Fine-tuning Gemma with LoRA
In this example we are fine-tuning Gemma 2B, an open source model from Google.
View the Code
See the code for this example on Github.
Fine-Tuning
In this example, we are using Low-Rank Adaption (LoRA) to fine-tune the Gemma language model using the Open Assistant dataset.
The goal is to use this dataset to improve Gemma’s ability to engage in helpful conversations, making it more suitable for assistant-like apps.
LoRA
You can read more about LoRA here. However, let’s briefly discuss what exactly it does and why we chose to use it here.

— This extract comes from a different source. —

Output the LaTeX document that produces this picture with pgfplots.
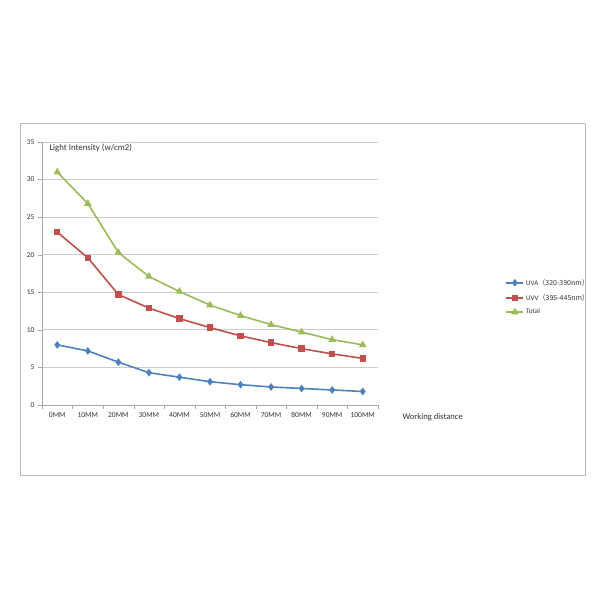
\documentclass[border=0pt]{standalone}
\usepackage{pgfplots}
\pgfplotsset{compat=1.18}
\usepackage{fontspec}
\setmainfont{Carlito}
\newfontfamily\cjk{Noto Sans CJK SC}
\definecolor{uva}{HTML}{4F81BD}
\definecolor{uvv}{HTML}{C0504D}
\definecolor{tot}{HTML}{9BBB59}
\definecolor{txt}{HTML}{333333}
\begin{document}
\begin{tikzpicture}[x=1pt,y=1pt]
\fill[white] (0,0) rectangle (600,600);
\draw[gray!55] (20,125) rectangle (585,477);
\begin{axis}[
 at={(42pt,195pt)},anchor=south west,
 scale only axis,width=336pt,height=263pt,
 xmin=-0.5,xmax=10.5,ymin=0,ymax=35,
 ytick={0,5,...,35},
 xtick={0,...,10},
 xticklabels={0MM,10MM,20MM,30MM,40MM,50MM,60MM,70MM,80MM,90MM,100MM},
 minor xtick={-0.5,0.5,...,10.5},
 axis x line=bottom,axis y line=left,
 axis line style={-,draw=gray!70},
 major x tick style={draw=none},
 minor x tick style={draw=gray!70},
 major y tick style={draw=gray!70},
 tick align=outside,
 major tick length=4pt,minor tick length=4pt,
 ymajorgrids,grid style={gray!40,line width=0.8pt},
 /pgf/number format/assume math mode=true,
 tick label style={font=\fontsize{7.5}{9}\selectfont,text=txt},
 legend style={at={(1.37,0.495)},anchor=north west,draw=none,fill=none,
  font=\fontsize{7}{8}\selectfont,text=txt,row sep=3.5pt},
 legend cell align=left,
 every axis plot/.append style={line width=1.6pt},
]
\addplot[uva,mark=diamond*,mark size=2.6pt] coordinates {
 (0,8.0) (1,7.2) (2,5.7) (3,4.3) (4,3.7) (5,3.1) (6,2.7) (7,2.4) (8,2.2) (9,2.0) (10,1.8)};
\addlegendentry{UVA\cjk{（}320-390nm\cjk{）}}
\addplot[uvv,mark=square*,mark size=2.4pt] coordinates {
 (0,23.0) (1,19.6) (2,14.7) (3,12.9) (4,11.5) (5,10.3) (6,9.2) (7,8.3) (8,7.5) (9,6.8) (10,6.2)};
\addlegendentry{UVV\cjk{（}395-445nm\cjk{）}}
\addplot[tot,mark=triangle*,mark size=2.8pt] coordinates {
 (0,31.0) (1,26.8) (2,20.3) (3,17.1) (4,15.1) (5,13.3) (6,11.9) (7,10.7) (8,9.7) (9,8.7) (10,8.0)};
\addlegendentry{Total}
\end{axis}
\node[anchor=west,font=\fontsize{8.8}{10}\selectfont,text=txt] at (46,452) {Light Intensity (w/cm2)};
\node[anchor=west,font=\fontsize{8.6}{10}\selectfont,text=txt] at (399,183) {Working distance};
\end{tikzpicture}
\end{document}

At a high level, LoRA introduces a new small set of weights to the model that we will be training. By limiting our training to these additional weights, we can fine-tune the model much quicker. Additionally, since we are not touching the original weights, the model’s initial knowledge base should intact.
Initial Setup
In this example, we are using an A100-40 GPU. We are using mixed precision (FP16) to optimize for speed and memory usage. In this example, we are only training for one epoch. In practice, you can probably train longer and continue to see improved results.
No surprise here, but we are getting our compute via Beam. We are using the function
decorator so that we can run our fine-tuning application as if it were on our local machine.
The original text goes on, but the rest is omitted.